This morning, on three hours' sleep, I trekked into New York City to attend the Asian American Journalists Association New York chapter's "East Coast mini-conference."
AAJA is a professional journalists' organization which - although I like to say I joined to meet girls - has added an interesting sidelight to my career.
I love professional conferences because, frankly, there's plenty I have to learn about being a journalist, and I enjoy the professional development aspect of such confabs.
(This should all culminate this summer in my trip to the national convention in Hawaii.)
Anyway, I was a volunteer at the convention in the afternoon (manning the "hi, can I help you?" table at the entrance) and the seminars I wanted to attend were in the morning, so despite working past midnight Friday night, meaning I got home after 1 a.m. - three days in a row of late nights thanks to breaking news Wednesday (which a superior spotted and we busted ass to get in) and Thursday (which I spotted, to much applause later) - I staggered out of bed at 6:45 and headed for the train into NYC.
Now, I was pretty freakin' tired, but I was still alert enough to drop my jaw in shock at the singular event that transpired when I arrived at New York Penn Station (Madison Square Garden for you sports fans).
I was en route to New York University, which is somewhere down in the Village near a place called Washington Square (it's a park).

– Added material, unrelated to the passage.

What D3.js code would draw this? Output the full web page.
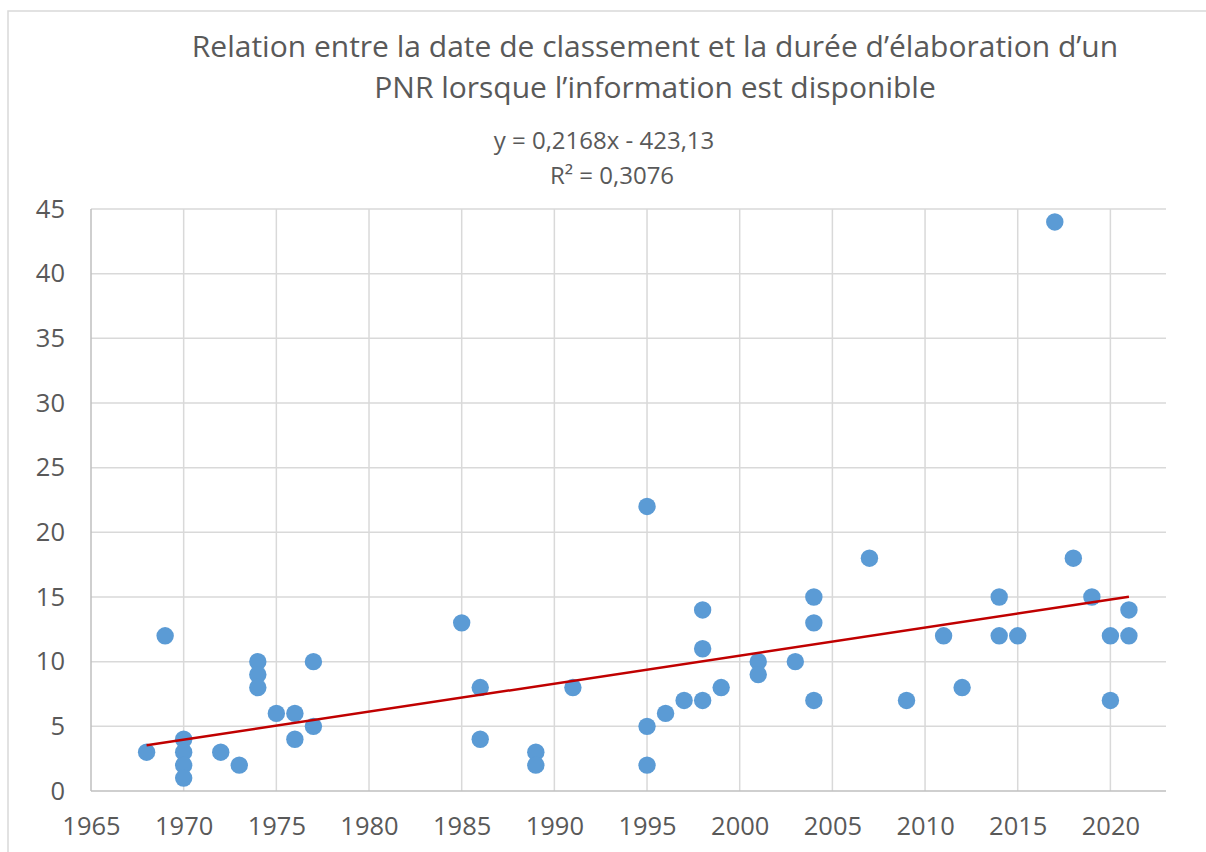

So, not knowing my way around the Village (once the N.Y. streets stop their Theatre District numerical grid, I'm lost, to my Bronx-native father's everlasting disgust), I hopped in a cab at the Garden.
New York University, I said. The Silver Center, 100 Washington Square East.
Do you know the cross-street, the cabbie replied.
Huh? I responded.
And then he told me the damndest thing. He didn't know where it was. He wanted a cross street so he could figure it out (i.e. Washington Square and ...).
It's a park. It's Washington Square North, South, East and West. Four streets, a square, around a park. (I know that, because I was at the mini-conference last year, too.)
I might point out Washington Square Park is on the little maps in the back of the freakin' cabs.
I ended up getting out of the cab and into another one.
Do you know where New York University is, I asked THAT driver.
Of course, he replied. It's over there. (Pointing in the right direction.)
In fact, it's less than a 10-minute ride "over there."
I've been going into New York City, I'd guess, since I was maybe 5 years old. Maybe even earlier, I just don't remember. But in all those years, I can never, ever, NEVER, NEVER, NEVER-NEVER-NEVER remember a cabbie who didn't know where the hell he was going.
Never.
I'm still startled, and it's about 18 hours later.
I told everyone I hung out with at the convention, and none of them could believe it either.
Was it a yellow cab? one asked, or a livery cab?
Yellow cab. You know, the real cabs. The ones that line up outside Penn Station.
It's not like I wanted to go to Biff's House of Barbecue, "somewhere in the Village."
I wanted to go to New York Freakin' University.
I realize, as a Carnegie Mellon alum, I probably don't hold NYU in the respect it deserves - they're athletics rivals - but I mean, it's a freakin' college.
It's on the damn MAP!
In.
The.
Cab.
And the guy didn't know where he was going. I should've gotten his medallion number, just to do humanity a favor.
But I was so stunned, I didn't even do that. I just stared in frustration as he kept saying, I don't know where that is. Until I finally just got out and got that second cab.
The third cabbie of the day, by the way, got me back to Penn Station just fine.
I might point out, the first seminar I went to was on blogs - I meant to go to one more tailored to my full-time journalistic job, but they switched rooms on me and I was in the front row by the time I discovered it was the wrong seminar, and getting up and walking out seemed like it would be a rude response to "you're all in the right seminar, right?"
Especially since I was a volunteer, after all.
Whether my participation will mean any improvement in this here blog, I don't know.
(Aside, my colleagues at the paper probably wouldn't recognize me at the seminar - by virtue of the train schedule, I inevitably wind up excessively early for AAJA events, whereas as I've made clear, I'm late for everything else on a near-fanatical basis, including work. I got to NYC so early, I had not one, but three cups of coffee AND an iced tea before the 10 a.m. start time. I had to pee in between each seminar. Literally. I must've set a convention record for trips to the men's room. But I stayed awake through the entire thing despite my three hours of sleep last night, not dozing off until the train ride home, 12 hours and four after-party Coronas later. And, I might point out, it's 2 a.m. and I'm a dreadful mix of completely exhausted and wired as all get-out.)
Links:
• AAJA
• AAJA New York
• New York City cabs
• New York University
• Washington Square Park
• Directions from Penn Station to the Silver Center
By the way, for those keeping track, the movie's almost done and the (private) premiere is slated for early June. Yay!